I wait for my parents and for my nurse at the out patient’s waiting area and there I’d seen an old woman sitting two seats away from me. She’s looking too far while holding her bag. Her hair was all white and long enough that she uses a stick to hold it, face though wrinkled is still beautiful. I don’t know how long I’d been looking at her and I was surprised when she speaks with me. How did she know that I was staring at her?

“Hi little one.” She turned her sight at me and smiled. I looked around and there’s no one there except me and the old lady.

“Y-yes?” I ask and without any hesitation I seated near to her I don’t know why but I feel like she needed a companion today.

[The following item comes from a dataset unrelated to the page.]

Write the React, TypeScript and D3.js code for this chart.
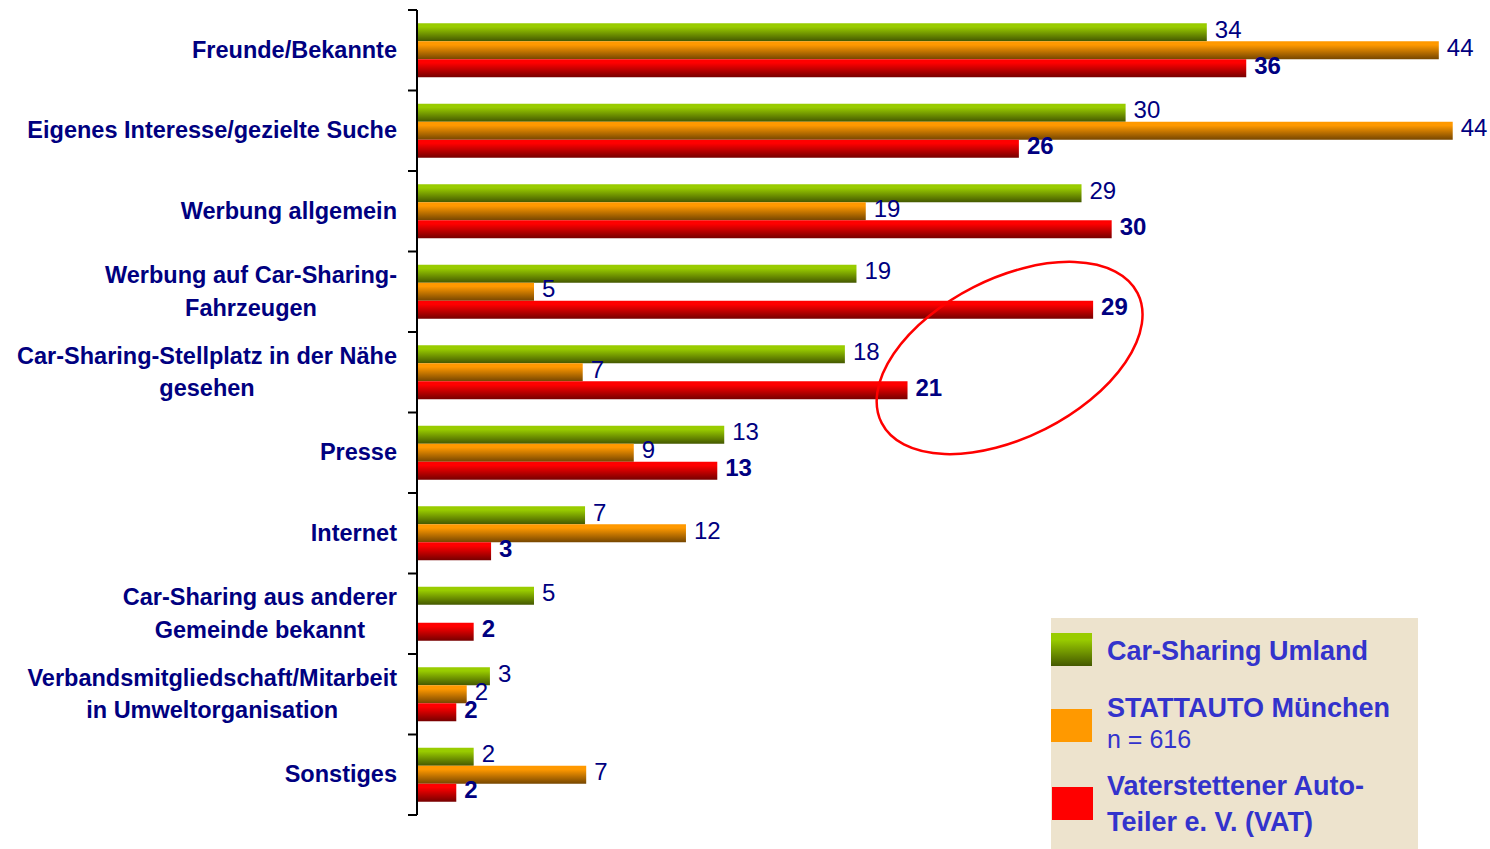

“I can hear two heartbeats” she said when I came near. “Can I have your hands for a while?” She looks at me again and smiled.
I hesitated first but I see her waiting patiently and decided to give her my hands. She placed her two fingers on my pulse and while she’s doing it I stared at her eyes. Those were the eyes grandma has when I’d last seen her. She must be a victim of a cataract too and I know now that she was blind but I was wrong when she told me that “Glaucoma” impaired her vision.
“Two heartbeats…” The old lady says when she freed my arms and I was amazed of what she’d said. “It had been 25 years when I do this to my daughter and I was sure she was pregnant that time. She’s my only child and always been complaining but I love her.”

The old lady pauses and took a deep breath. She looks like she’s contented but I can still feel her pains and disappointments. I don’t want to speak, it’s not that I am afraid that she’s a stranger it is because I wanted to hear the stories behind her smiling wrinkled face. I never see my grandma smiled at me like that. She’s always yelling and never fails to show me that she doesn’t want me as a grandchild. I just let the old lady continue her tales and as she unfolded her book I slowly understand why she was in so much pain. I hold her hands and squeezed it gently… to let her know that I am interested with her stories.